Background: Due to algorithmic advancements and to the availability of experimental datasets, large collections of genome-scale metabolic models (GSMM) can nowadays be generated automatically. Nevertheless, few tools are available to efficiently analyze such large sets of models, for example to study the link between genetic and metabolic heterogeneity. Machine Learning (ML) algorithms use the distance between data points to find patterns in large datasets. A method to determine distance between genome-scale metabolic models was thus necessary to apply ML to large model sets. We address this issue considering three levels of model representation, and defining for each of them a different distance metric: Jaccard metric for metabolic reconstructions, graph kernels for network graph topology and cosine similarity between flux distributions for constraint-based models.

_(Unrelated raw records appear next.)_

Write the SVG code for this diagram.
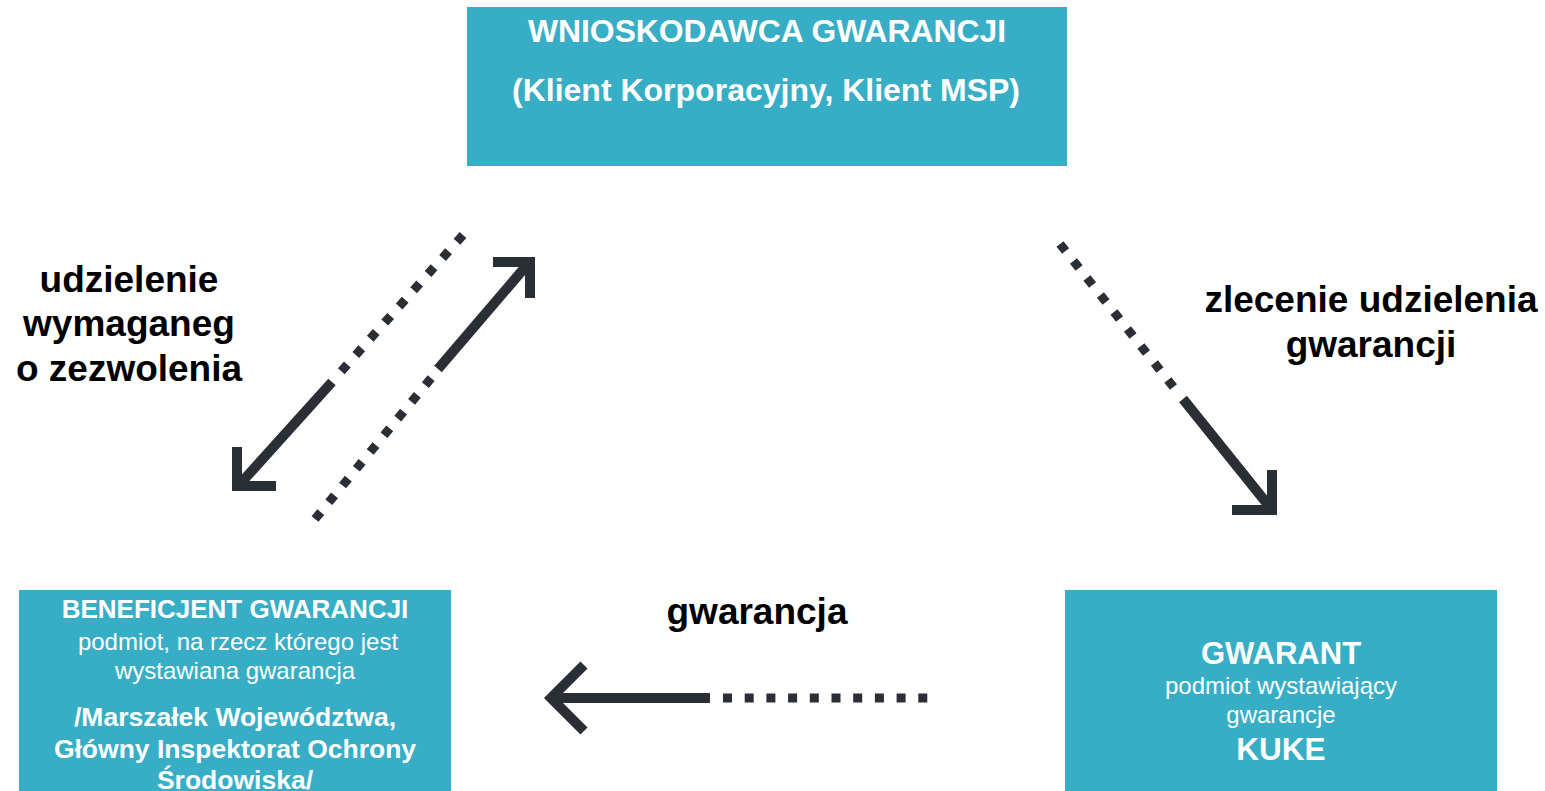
<svg xmlns="http://www.w3.org/2000/svg" width="1545" height="791" viewBox="0 0 1545 791">
  <style>
    .box { fill: #37aec5; }
    .t { font-family: "Liberation Sans", Arial, sans-serif; fill: #ffffff; text-anchor: middle; }
    .b { font-weight: bold; }
    .lbl { font-family: "Liberation Sans", Arial, sans-serif; font-weight: bold; font-size: 37px; fill: #000000; text-anchor: middle; }
    .solid { stroke: #2a2e35; stroke-width: 10; fill: none; stroke-linecap: butt; stroke-linejoin: miter; }
    .dot { stroke: #2a2e35; stroke-width: 9; fill: none; stroke-dasharray: 9 12.7; stroke-linecap: butt; }
  </style>
  <rect width="1545" height="791" fill="#ffffff"/>

  <g id="wnioskodawca">
    <rect class="box" x="467" y="7" width="600" height="159"/>
    <text class="t b" x="767" y="42" font-size="31" textLength="478" lengthAdjust="spacingAndGlyphs">WNIOSKODAWCA GWARANCJI</text>
    <text class="t b" x="766" y="101" font-size="31" textLength="508" lengthAdjust="spacingAndGlyphs">(Klient Korporacyjny, Klient MSP)</text>
  </g>

  <g id="beneficjent">
    <rect class="box" x="19" y="590" width="432" height="201"/>
    <text class="t b" x="235" y="618" font-size="26">BENEFICJENT GWARANCJI</text>
    <text class="t" x="238" y="650" font-size="24">podmiot, na rzecz którego jest</text>
    <text class="t" x="235" y="679" font-size="24">wystawiana gwarancja</text>
    <text class="t b" x="235" y="726" font-size="26.5">/Marszałek Województwa,</text>
    <text class="t b" x="235" y="758" font-size="26.5">Główny Inspektorat Ochrony</text>
    <text class="t b" x="235" y="789" font-size="26.5">Środowiska/</text>
  </g>

  <g id="gwarant">
    <rect class="box" x="1065" y="590" width="432" height="201"/>
    <text class="t b" x="1281" y="664" font-size="31">GWARANT</text>
    <text class="t" x="1281" y="694" font-size="24">podmiot wystawiający</text>
    <text class="t" x="1281" y="723" font-size="24">gwarancje</text>
    <text class="t b" x="1281" y="760" font-size="31.5">KUKE</text>
  </g>

  <g id="labels">
    <text class="lbl" x="129" y="292">udzielenie</text>
    <text class="lbl" x="129" y="336">wymaganeg</text>
    <text class="lbl" x="129" y="381">o zezwolenia</text>
    <text class="lbl" x="1371" y="312">zlecenie udzielenia</text>
    <text class="lbl" x="1371" y="357">gwarancji</text>
    <text class="lbl" x="757" y="624">gwarancja</text>
  </g>

  <g id="connectors">
    <!-- arrow 1: down-left -->
    <line class="dot" x1="463" y1="235" x2="337" y2="376"/>
    <line class="solid" x1="332" y1="382" x2="240" y2="484"/>
    <polyline class="solid" points="237,447 237,486 276,486"/>
    <!-- arrow 2: up-right -->
    <line class="dot" x1="315" y1="519" x2="432" y2="377"/>
    <line class="solid" x1="438" y1="369" x2="527" y2="265"/>
    <polyline class="solid" points="493,262 530,262 530,298"/>
    <!-- arrow 3: down-right -->
    <line class="dot" x1="1060" y1="244" x2="1175" y2="389"/>
    <line class="solid" x1="1183" y1="399" x2="1269" y2="506"/>
    <polyline class="solid" points="1232,510 1272,510 1272,470"/>
    <!-- arrow 4: left -->
    <line class="dot" x1="723" y1="698" x2="932" y2="698"/>
    <line class="solid" x1="710" y1="698" x2="555" y2="698"/>
    <polyline class="solid" points="584,665 551,698 584,731"/>
  </g>
</svg>
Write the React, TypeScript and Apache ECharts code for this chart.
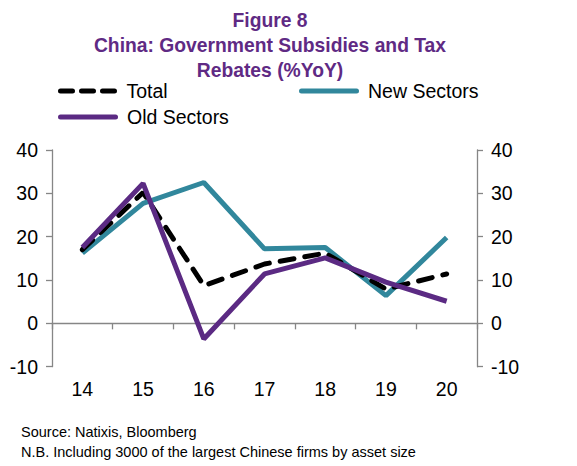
import React, { useEffect, useRef } from "react";
import * as echarts from "echarts";

const categories = ["14", "15", "16", "17", "18", "19", "20"];
const totalValues = [17.0, 30.2, 8.7, 13.7, 16.2, 7.9, 11.4];
const newSectorValues = [16.2, 27.7, 32.5, 17.2, 17.5, 6.4, 19.8];
const oldSectorValues = [17.5, 32.3, -3.6, 11.4, 15.1, 9.5, 5.1];
const yMin = -10;
const yMax = 40;
const yInterval = 10;

const titleLines = ["Figure 8", "China: Government Subsidies and Tax", "Rebates (%YoY)"];
const footerLines = [
  "Source: Natixis, Bloomberg",
  "N.B. Including 3000 of the largest Chinese firms by asset size",
];

const PURPLE_TITLE = "#5F2A84";
const PURPLE = "#5B2A83";
const TEAL = "#31879C";
const AXIS = "#868686";
const FONT = "Liberation Sans, Arial, sans-serif";

const SOLID_ICON = "path://M2.5,0H57.5A2.5,2.5,0,0,1,57.5,5H2.5A2.5,2.5,0,0,1,2.5,0Z";
const DASH_ICON =
  "path://M2.5,0H14.5A2.5,2.5,0,0,1,14.5,5H2.5A2.5,2.5,0,0,1,2.5,0Z" +
  "M23.5,0H35.5A2.5,2.5,0,0,1,35.5,5H23.5A2.5,2.5,0,0,1,23.5,0Z" +
  "M44.5,0H56.5A2.5,2.5,0,0,1,56.5,5H44.5A2.5,2.5,0,0,1,44.5,0Z";

export default function App() {
  const ref = useRef<HTMLDivElement>(null);
  useEffect(() => {
    if (!ref.current) return;
    const chart = echarts.init(ref.current, undefined, { renderer: "svg" });
    const legendCommon = {
      itemWidth: 60,
      itemHeight: 5,
      itemGap: 0,
      padding: 0,
      textStyle: { fontSize: 19.5, color: "#000", fontFamily: FONT, lineHeight: 22, padding: [0, 0, 0, 4] },
    };
    chart.setOption({
      animation: false,
      textStyle: { fontFamily: FONT },
      title: {
        text: titleLines.join("\n"),
        left: 265,
        textAlign: "center",
        top: 3,
        textStyle: {
          color: PURPLE_TITLE,
          fontSize: 19.3,
          fontWeight: "bold",
          lineHeight: 25,
          fontFamily: FONT,
        },
      },
      graphic: footerLines.map((t, i) => ({
        type: "text",
        left: 21,
        top: 424 + i * 20,
        style: { text: t, fontSize: 14.5, fill: "#000", fontFamily: FONT },
      })),
      legend: [
        { ...legendCommon, data: [{ name: "Total", icon: DASH_ICON }], left: 58, top: 80 },
        { ...legendCommon, data: [{ name: "New Sectors", icon: SOLID_ICON }], left: 299, top: 80 },
        { ...legendCommon, data: [{ name: "Old Sectors", icon: SOLID_ICON }], left: 58, top: 106 },
      ],
      grid: { left: 52, right: 100, top: 150, bottom: 99.3, containLabel: false },
      xAxis: [
        {
          type: "category",
          data: categories,
          position: "bottom",
          axisLine: { show: false, onZero: false },
          axisTick: { show: false },
          axisLabel: { fontSize: 19.5, color: "#000", margin: 12, fontFamily: FONT },
        },
        {
          type: "category",
          data: categories,
          position: "bottom",
          axisLine: { show: true, onZero: true, lineStyle: { color: AXIS, width: 1.3 } },
          axisTick: { show: true, inside: false, length: 6, lineStyle: { color: AXIS, width: 1.3 } },
          axisLabel: { show: false },
        },
      ],
      yAxis: [
        {
          type: "value",
          min: yMin,
          max: yMax,
          interval: yInterval,
          position: "left",
          splitLine: { show: false },
          axisLine: { show: true, lineStyle: { color: AXIS, width: 1.3 } },
          axisTick: { show: true, length: 6, lineStyle: { color: AXIS, width: 1.3 } },
          axisLabel: { fontSize: 19.5, color: "#000", margin: 14, fontFamily: FONT },
        },
        {
          type: "value",
          min: yMin,
          max: yMax,
          interval: yInterval,
          position: "right",
          splitLine: { show: false },
          axisLine: { show: true, lineStyle: { color: AXIS, width: 1.3 } },
          axisTick: { show: true, length: 6, lineStyle: { color: AXIS, width: 1.3 } },
          axisLabel: { fontSize: 19.5, color: "#000", margin: 14, fontFamily: FONT },
        },
      ],
      series: [
        {
          name: "New Sectors",
          type: "line",
          data: newSectorValues,
          xAxisIndex: 0,
          yAxisIndex: 0,
          symbol: "none",
          z: 2,
          color: TEAL,
          lineStyle: { color: TEAL, width: 5 },
        },
        {
          name: "Total",
          type: "line",
          data: totalValues,
          xAxisIndex: 0,
          yAxisIndex: 0,
          symbol: "none",
          z: 3,
          color: "#000",
          lineStyle: { color: "#000", width: 5, type: [14, 11], cap: "round" },
        },
        {
          name: "Old Sectors",
          type: "line",
          data: oldSectorValues,
          xAxisIndex: 0,
          yAxisIndex: 0,
          symbol: "none",
          z: 4,
          color: PURPLE,
          lineStyle: { color: PURPLE, width: 5 },
        },
      ],
    });
    return () => chart.dispose();
  }, []);
  return (
    <div
      ref={ref}
      style={{ position: "fixed", left: 0, top: 0, width: 577, height: 466, background: "#fff" }}
    />
  );
}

We employed two benchmark datasets, each containing hundreds of metabolic models, to compare the different metrics: the first is composed of 100 human genome-scale models developed from proteomics data of four different cancer tissues, while the second contains more than 800 models of bacterial species inhabiting the human gut and was developed from metagenomic data.
Results: Metrics based on the overlap of reactions content (Jaccard) and on network similarity (graph kernels) achieve remarkably similar performances in clustering and classification tasks. Phylogenetic trees built on these two metrics have the same distance from a reference taxonomy, even if the trees themselves are different from each other. Mantel test shows high correlation between distance matrices built with Jaccard and network similarity metrics.
Conclusions: We expand the concept of distance between metabolic models, highlighting new properties of the Jaccard metric such as its correlation with network similarity and function. We show how distance metrics enable the application of machine learning algorithms to genome-scale metabolic models, enabling efficient pattern recognition in large model sets.